Le miroir brisé
Jonathan Coe

Illustrations de Chiara Coccorese
Traduction de Josée Kamoun
Gallimard Jeunesse
février 2014
112 p.  12,50 €
ebook avec DRM 8,99 €
 
 
 
 La rédaction l'a lu
coup de coeur

Jonathan Coe pour les ados (aussi)

« Expo 58 », le dernier roman de Jonathan Coe, est sorti en librairie le 13 février. Mais cette parution dont on parle beaucoup, en cache une autre, et pas des moindres : son premier récit pour la jeunesse, « Le miroir brisé ».

A l’âge de 9 ans, Claire, petite fille unique et très solitaire, trouve un fragment de miroir, en forme d’étoile irrégulière, dans une déchetterie, au fond de son jardin. L’enfant comprend tout de suite que ce miroir ne reflète pas la réalité. Bien au contraire, et c’est là toute la force du conte : il l’embellit. Chaque fois que la fillette plonge ses yeux dans la surface polie, elle ne peut que s’émerveiller du reflet qu’elle lui renvoie: sa maison se transforme en immense château de coquillages, sa chambre donne sur une mer bleu azur, son lit devient baldaquin, sa peluche, un véritable tigre. Et cette découverte magique en cache une autre, bien entendu : elle est la seule à voir toutes ces choses fascinantes. Dès lors, elle s’attache à ce miroir qui lui permet de rêver sa propre vie. Au fur et à mesure qu’elle grandit, le reflet se fait un peu plus net. Mais blotti au creux de sa paume, enveloppé dans un tissu de velours vert, le miroir continue de réfléchir une réalité idéale et cent fois plus belle. Caché dans le tiroir de sa table de nuit, ou bien au fond de sa poche, toujours à portée de main, l’objet change peu à peu la vie de Claire. Comme si elle avait un pouvoir sur le monde qui l’entoure…
Ce récit est un conte, mais Claire n’est pas une princesse. Héroïne écrasée par la solitude, elle a des difficultés à vivre en société, et elle s’accroche à son objet fétiche comme à une bouée de sauvetage. À défaut de vivre sa vie, qu’elle trouve laide et bien triste, elle s’offre une cure d’utopie à travers un miroir qui transcende la réalité. Elle a des boutons d’acné ? Qu’importe, son visage dans la glace irradie de beauté. Ses parents divorcent ? Mais non, elle les voit ensemble et amoureux, à la terrasse d’un café.
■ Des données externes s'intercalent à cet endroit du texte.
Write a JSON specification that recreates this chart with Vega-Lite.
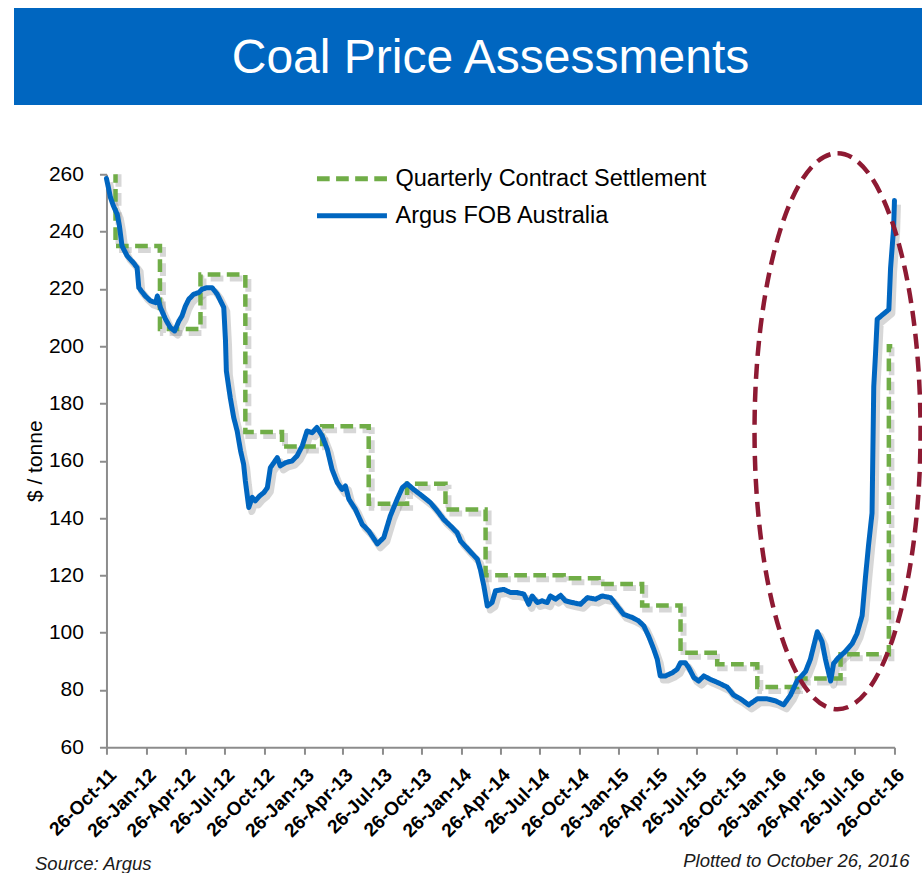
{
  "$schema": "https://vega.github.io/schema/vega-lite/v6.json",
  "padding": {"left": 14, "top": 8, "right": 0, "bottom": 0},
  "background": "white",
  "spacing": 38.25,
  "center": true,
  "bounds": "full",
  "resolve": {"legend": {"color": "independent", "strokeDash": "independent"}},
  "title": {"text": "Source: Argus", "orient": "bottom", "anchor": "start", "frame": "bounds", "font": "Liberation Sans", "fontSize": 18.5, "fontStyle": "italic", "fontWeight": "normal", "color": "#1a1a1a", "offset": -15.5, "dx": 21},
  "datasets": {
    "argus": [
      {"date":"2011-10-26","price":258.5},{"date":"2011-10-31","price":255},{"date":"2011-11-04","price":252},{"date":"2011-11-11","price":249},{"date":"2011-11-20","price":246},{"date":"2011-11-25","price":242},{"date":"2011-12-01","price":235},{"date":"2011-12-13","price":231.5},{"date":"2011-12-28","price":229},{"date":"2012-01-05","price":227.4},{"date":"2012-01-09","price":220.4},{"date":"2012-01-24","price":217.5},{"date":"2012-02-05","price":215.8},{"date":"2012-02-17","price":215.2},{"date":"2012-02-21","price":217.5},{"date":"2012-02-28","price":213.5},{"date":"2012-03-11","price":209.4},{"date":"2012-03-22","price":206.5},{"date":"2012-04-01","price":205.3},{"date":"2012-04-11","price":208.8},{"date":"2012-04-18","price":210.5},{"date":"2012-04-26","price":214},{"date":"2012-05-04","price":216.4},{"date":"2012-05-15","price":218.1},{"date":"2012-05-27","price":218.7},{"date":"2012-06-04","price":219.9},{"date":"2012-06-15","price":220.4},{"date":"2012-06-27","price":220.4},{"date":"2012-07-09","price":218.1},{"date":"2012-07-24","price":213.5},{"date":"2012-07-28","price":201.8},{"date":"2012-07-30","price":191.3},{"date":"2012-08-08","price":182},{"date":"2012-08-16","price":175.1},{"date":"2012-08-24","price":170.4},{"date":"2012-09-01","price":163.4},{"date":"2012-09-08","price":158.8},{"date":"2012-09-12","price":153},{"date":"2012-09-20","price":143.7},{"date":"2012-09-28","price":147.2},{"date":"2012-10-05","price":146},{"date":"2012-10-15","price":147.7},{"date":"2012-10-25","price":148.9},{"date":"2012-11-02","price":150.6},{"date":"2012-11-09","price":157.6},{"date":"2012-11-17","price":159.3},{"date":"2012-11-25","price":161.1},{"date":"2012-12-02","price":158.2},{"date":"2012-12-14","price":159.3},{"date":"2012-12-29","price":159.9},{"date":"2013-01-10","price":161.7},{"date":"2013-01-22","price":165.2},{"date":"2013-02-02","price":170.4},{"date":"2013-02-14","price":169.8},{"date":"2013-02-25","price":171.6},{"date":"2013-03-09","price":168.7},{"date":"2013-03-21","price":164},{"date":"2013-04-01","price":157},{"date":"2013-04-13","price":152.4},{"date":"2013-04-24","price":150},{"date":"2013-05-02","price":151.2},{"date":"2013-05-10","price":146.6},{"date":"2013-05-25","price":143.1},{"date":"2013-06-10","price":137.8},{"date":"2013-06-25","price":135.5},{"date":"2013-07-15","price":131},{"date":"2013-07-30","price":133.2},{"date":"2013-08-14","price":140.7},{"date":"2013-08-30","price":146.6},{"date":"2013-09-11","price":150.6},{"date":"2013-09-22","price":152},{"date":"2013-10-07","price":150},{"date":"2013-10-27","price":147.7},{"date":"2013-11-15","price":145.4},{"date":"2013-12-01","price":142.5},{"date":"2013-12-16","price":139.5},{"date":"2014-01-01","price":137.2},{"date":"2014-01-16","price":134.9},{"date":"2014-01-24","price":132},{"date":"2014-02-11","price":129},{"date":"2014-03-04","price":125.6},{"date":"2014-03-11","price":122},{"date":"2014-03-19","price":116.3},{"date":"2014-03-27","price":109.3},{"date":"2014-04-07","price":110.5},{"date":"2014-04-15","price":114.6},{"date":"2014-05-04","price":115.1},{"date":"2014-05-20","price":114},{"date":"2014-06-04","price":114},{"date":"2014-06-20","price":113.4},{"date":"2014-07-01","price":109.9},{"date":"2014-07-09","price":112.8},{"date":"2014-07-21","price":110.5},{"date":"2014-08-01","price":111.1},{"date":"2014-08-13","price":110.5},{"date":"2014-08-20","price":112.8},{"date":"2014-09-01","price":111.7},{"date":"2014-09-13","price":113},{"date":"2014-09-24","price":111.1},{"date":"2014-10-10","price":110.5},{"date":"2014-10-29","price":109.9},{"date":"2014-11-14","price":112.2},{"date":"2014-12-03","price":111.7},{"date":"2014-12-18","price":112.8},{"date":"2015-01-07","price":112.2},{"date":"2015-01-22","price":109.3},{"date":"2015-02-06","price":106.4},{"date":"2015-02-26","price":105.3},{"date":"2015-03-13","price":104.1},{"date":"2015-03-25","price":102.3},{"date":"2015-04-05","price":98.8},{"date":"2015-04-17","price":94.2},{"date":"2015-04-25","price":90.7},{"date":"2015-05-02","price":84.9},{"date":"2015-05-14","price":84.9},{"date":"2015-05-30","price":86},{"date":"2015-06-10","price":87.2},{"date":"2015-06-18","price":89.5},{"date":"2015-06-29","price":89.5},{"date":"2015-07-07","price":87.8},{"date":"2015-07-19","price":84.3},{"date":"2015-07-30","price":83.1},{"date":"2015-08-11","price":84.9},{"date":"2015-08-26","price":83.7},{"date":"2015-09-15","price":82.4},{"date":"2015-10-04","price":81},{"date":"2015-10-19","price":78.2},{"date":"2015-11-04","price":76.9},{"date":"2015-11-23","price":74.8},{"date":"2015-12-13","price":76.9},{"date":"2016-01-05","price":76.9},{"date":"2016-01-24","price":76.2},{"date":"2016-02-12","price":74.8},{"date":"2016-02-28","price":78.2},{"date":"2016-03-14","price":83.1},{"date":"2016-04-03","price":86.5},{"date":"2016-04-14","price":90.7},{"date":"2016-04-30","price":100.3},{"date":"2016-05-11","price":96.9},{"date":"2016-05-19","price":90.7},{"date":"2016-05-31","price":83.1},{"date":"2016-06-07","price":89.3},{"date":"2016-06-19","price":91.4},{"date":"2016-07-04","price":93.4},{"date":"2016-07-20","price":96.2},{"date":"2016-07-31","price":99.6},{"date":"2016-08-12","price":105.9},{"date":"2016-08-20","price":119.7},{"date":"2016-08-27","price":130.7},{"date":"2016-09-04","price":141.7},{"date":"2016-09-08","price":185.9},{"date":"2016-09-12","price":197},{"date":"2016-09-16","price":209.4},{"date":"2016-09-27","price":210.8},{"date":"2016-10-13","price":212.8},{"date":"2016-10-17","price":227.3},{"date":"2016-10-24","price":241.1},{"date":"2016-10-26","price":250.8}
    ],
    "quarterly": [
      {"date":"2011-10-26","price":285},{"date":"2011-11-16","price":235},{"date":"2012-02-27","price":206},{"date":"2012-05-31","price":225},{"date":"2012-09-12","price":170},{"date":"2012-12-06","price":165},{"date":"2013-03-09","price":172},{"date":"2013-06-25","price":145},{"date":"2013-09-22","price":152},{"date":"2013-12-20","price":143},{"date":"2014-03-23","price":120},{"date":"2014-09-20","price":119},{"date":"2014-12-10","price":117},{"date":"2015-03-21","price":109.5},{"date":"2015-06-18","price":93},{"date":"2015-09-11","price":89},{"date":"2015-12-13","price":81},{"date":"2016-03-14","price":84},{"date":"2016-06-23","price":92.5},{"date":"2016-10-13","price":200},{"date":"2016-10-21","price":200}
    ],
    "highlight": [
      {"date":"2016-06-16","price":170.3}
    ]
  },
  "vconcat": [
    {
      "width": 1008,
      "height": 97,
      "view": {"fill": "#0066C0", "stroke": null},
      "data": {"values": [{"label": "Coal Price Assessments"}]},
      "mark": {"type": "text", "color": "white", "font": "Liberation Sans", "fontSize": 48, "baseline": "middle", "align": "center", "dx": -27.5, "dy": 2},
      "encoding": {"text": {"field": "label", "type": "nominal"}}
    },
    {
      "width": 788,
      "height": 573,
      "title": {"text": "Plotted to October 26, 2016", "orient": "bottom", "anchor": "end", "frame": "group", "font": "Liberation Sans", "fontSize": 18.5, "fontStyle": "italic", "fontWeight": "normal", "color": "#1a1a1a", "offset": 11, "dx": 15},
      "encoding": {
        "x": {
          "field": "date", "type": "temporal",
          "scale": {"type": "utc", "domain": [{"year": 2011, "month": 10, "date": 26, "utc": true}, {"year": 2016, "month": 10, "date": 26, "utc": true}]},
          "axis": {
            "title": null, "grid": false, "format": "%d-%b-%y", "labelAngle": -45,
            "values": [
              {"year": 2011, "month": 10, "date": 26, "utc": true},
              {"year": 2012, "month": 1, "date": 26, "utc": true},
              {"year": 2012, "month": 4, "date": 26, "utc": true},
              {"year": 2012, "month": 7, "date": 26, "utc": true},
              {"year": 2012, "month": 10, "date": 26, "utc": true},
              {"year": 2013, "month": 1, "date": 26, "utc": true},
              {"year": 2013, "month": 4, "date": 26, "utc": true},
              {"year": 2013, "month": 7, "date": 26, "utc": true},
              {"year": 2013, "month": 10, "date": 26, "utc": true},
              {"year": 2014, "month": 1, "date": 26, "utc": true},
              {"year": 2014, "month": 4, "date": 26, "utc": true},
              {"year": 2014, "month": 7, "date": 26, "utc": true},
              {"year": 2014, "month": 10, "date": 26, "utc": true},
              {"year": 2015, "month": 1, "date": 26, "utc": true},
              {"year": 2015, "month": 4, "date": 26, "utc": true},
              {"year": 2015, "month": 7, "date": 26, "utc": true},
              {"year": 2015, "month": 10, "date": 26, "utc": true},
              {"year": 2016, "month": 1, "date": 26, "utc": true},
              {"year": 2016, "month": 4, "date": 26, "utc": true},
              {"year": 2016, "month": 7, "date": 26, "utc": true},
              {"year": 2016, "month": 10, "date": 26, "utc": true}
            ],
            "labelFont": "Liberation Sans", "labelFontSize": 19, "labelFontWeight": "bold", "labelColor": "#000",
            "labelPadding": 11, "labelOverlap": false, "labelFlush": false, "labelBound": false,
            "tickSize": 7, "tickWidth": 2, "tickColor": "#8c8c8c", "domainColor": "#8c8c8c", "domainWidth": 2
          }
        },
        "y": {
          "field": "price", "type": "quantitative",
          "scale": {"domain": [60, 260], "nice": false, "zero": false},
          "axis": {
            "title": "$ / tonne", "grid": false,
            "values": [60, 80, 100, 120, 140, 160, 180, 200, 220, 240, 260],
            "titleFont": "Liberation Sans", "titleFontSize": 21, "titleFontWeight": "normal", "titleColor": "#000", "titlePadding": 3,
            "labelFont": "Liberation Sans", "labelFontSize": 21, "labelColor": "#000", "labelPadding": 16,
            "labelOverlap": false, "labelFlush": false, "labelBound": false,
            "tickSize": 7, "tickWidth": 2, "tickColor": "#8c8c8c", "domainColor": "#8c8c8c", "domainWidth": 2
          }
        }
      },
      "layer": [
        {
          "data": {"name": "quarterly"},
          "mark": {"type": "line", "interpolate": "step-after", "color": "#7a7a7a", "opacity": 0.3, "strokeWidth": 6, "strokeDash": [12.7, 6.4], "xOffset": 3, "yOffset": 4, "clip": true}
        },
        {
          "data": {"name": "argus"},
          "mark": {"type": "line", "color": "#7a7a7a", "opacity": 0.3, "strokeWidth": 7, "xOffset": 3, "yOffset": 4, "strokeJoin": "round"}
        },
        {
          "data": {"name": "quarterly"},
          "mark": {"type": "line", "interpolate": "step-after", "strokeWidth": 4.5, "clip": true},
          "encoding": {
            "color": {"datum": "Quarterly Contract Settlement", "type": "nominal",
              "scale": {"domain": ["Quarterly Contract Settlement", "Argus FOB Australia"], "range": ["#70AD47", "#0066C0"]},
              "legend": {"title": null, "orient": "none", "legendX": 231, "legendY": -10, "symbolType": "M-3,0H3", "symbolSize": 544, "symbolStrokeWidth": 5, "labelFont": "Liberation Sans", "labelFontSize": 23.5, "labelColor": "#000", "rowPadding": 11, "labelOffset": 29, "padding": 0, "labelLimit": 0}},
            "strokeDash": {"datum": "Quarterly Contract Settlement", "type": "nominal",
              "scale": {"domain": ["Quarterly Contract Settlement", "Argus FOB Australia"], "range": [[12.7, 6.4], [1, 0]]},
              "legend": {"title": null, "orient": "none", "legendX": 231, "legendY": -10, "symbolType": "M-3,0H3", "symbolSize": 544, "symbolStrokeWidth": 5, "labelFont": "Liberation Sans", "labelFontSize": 23.5, "labelColor": "#000", "rowPadding": 11, "labelOffset": 29, "padding": 0, "labelLimit": 0}}
          }
        },
        {
          "data": {"name": "argus"},
          "mark": {"type": "line", "strokeWidth": 5, "strokeJoin": "round", "strokeCap": "round"},
          "encoding": {
            "color": {"datum": "Argus FOB Australia", "type": "nominal"},
            "strokeDash": {"datum": "Argus FOB Australia", "type": "nominal"}
          }
        },
        {
          "data": {"name": "highlight"},
          "mark": {"type": "point", "shape": "M0,-1C0.1649,-1 0.2986,-0.5523 0.2986,0C0.2986,0.5523 0.1649,1 0,1C-0.1649,1 -0.2986,0.5523 -0.2986,0C-0.2986,-0.5523 -0.1649,-1 0,-1Z", "size": 309136, "filled": false, "color": "#8E1A33", "strokeWidth": 4.5, "strokeDash": [15, 8], "opacity": 1}
        }
      ]
    }
  ],
  "config": {
    "view": {"stroke": null},
    "font": "Liberation Sans",
    "axis": {"grid": false}
  }
}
Le garçon qu’elle aime en secret embrasse sa pire ennemie ? Pas du tout, c’est bien elle, blottie dans ses bras ! Surréalistes, les images presque photographiques de Chiara Coccorese illustrent d’ailleurs à la perfection, le monde du rêve. Elles nous guident à travers les chimères, et mettent des couleurs dans cet univers innocent, envoûtant. Un récit nourri d’illusions, jusqu’à la fin, extraordinaire et surprenante.
Plus que l’utopie, ce conte moderne, universel et même politique, traite aussi des sujets actuels qui nous touchent : de la difficulté de passer de l’adolescence à l’âge adulte, des relations parents-enfants, de la cruauté de la vie, des chagrins d’amour, de l’amitié, de la solidarité. On ne peut que se prendre d’empathie pour cette héroïne désœuvrée, à l’imagination débordante ; on la comprend, même : si nous avions, nous aussi, au fond de notre poche, un miroir magique, nous serions guidés par la même envie, irrépressible, de se mirer sans cesse dedans. Claire nous apprend à voir la vie non pas comme elle est, mais comme elle pourrait le devenir. Avec « Le miroir brisé », on se prend à rêver d’une réalité sublimée, ou pour le dire autrement, d’un monde meilleur.